Я вышел морально в нормальном состоянии. У меня не такой большой срок был. Хотя я за это время столько разного увидел, сколько не видел за 50 лет. Сильная школа жизни была: начал в людях разбираться, понимать, что за человек перед тобой стоит.

Такой там встречался контингент, что мне, взрослому мужику, до мурашек страшно становилось: мужик своего ребенка убил и еще доказывает, что его неправомерно осудили, гонит свою политику какую-то. А рядом с ним хлопец, у него 10 лет за экстремизм, и он молчит, хоть сидит ни за что. Молчит, потому что знает — хуже будет. А еще там есть 411-я статья (злостное неповиновение администрации) — по ней, даже если у тебя срок три года, можешь сидеть хоть десять, если они захотят.

В общем зона — это то место, которое хотелось бы забыть, но как забудешь, когда там такое происходит.

В Беларуси меня каждые два дня по каким-то комиссиям таскали, почему вы не работаете. А где мне работать, у нас город небольшой, не Минск, даже не областной центр, у нас работа, если повезет, рублей на 900, но меня и туда не возьмут с моей статьей.
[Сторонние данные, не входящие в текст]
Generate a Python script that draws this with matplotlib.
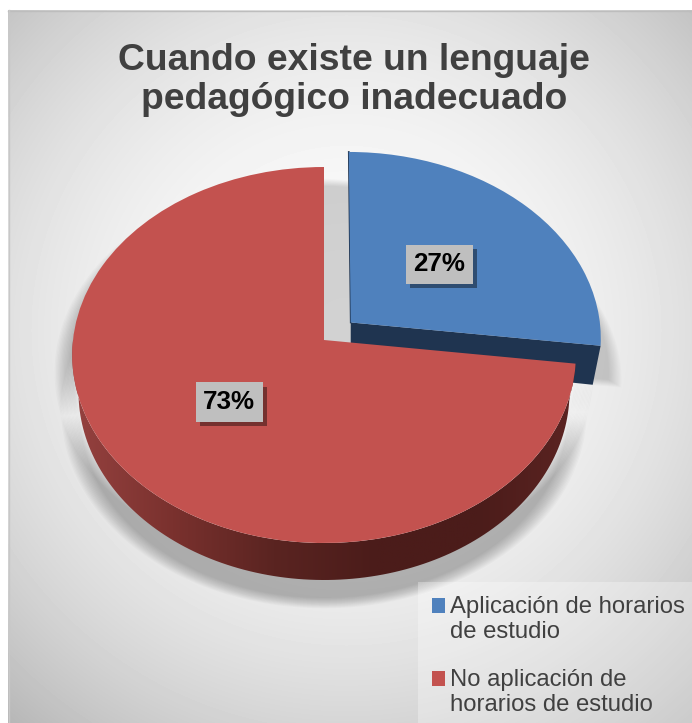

Я привык по-другому жить, я на стройку работать уехал, нормальные деньги привез. Мне нужно, чтоб хоть раз в год жену куда-то отдыхать отвезти.

Где мне работать? Я раньше в Россию ездил, но больше я туда не хочу, не хочу с этой страной связывать свою жизнь. Москва — это плохо, Россия — это болото. Для меня сейчас Путин… это хорошими словами не скажешь.

«Я хочу, чтобы все, кто уехал, могли вернуться». Эмиграция

Сейчас в Польшу приехал. Поддержка и помощь тут от своих просто невероятные. Несут какие-то мне сковородки, посуду, лекарства, деньги. Я от этого в прострации, я ж не прямо беженец, я приехал со своим чемоданом. А тут чуть ли не последнее готовы отдать. Тут как в 2020-м — беларус беларусу беларус. Это, конечно, очень заряжает. Если мы так будем все делать, мы победим. Я дальше буду бороться обязательно.

Дома, в Беларуси, когда заговорил про какие-то действия, жена сразу: «Ты хочешь, чтоб и меня посадили?» Там, конечно, невозможно ничего сейчас — даже сказать ничего нельзя. А я хочу, чтобы все, кто уехал, могли вернуться. Чтобы жили люди нормально. Чтобы не было такого, что сажают ни за что.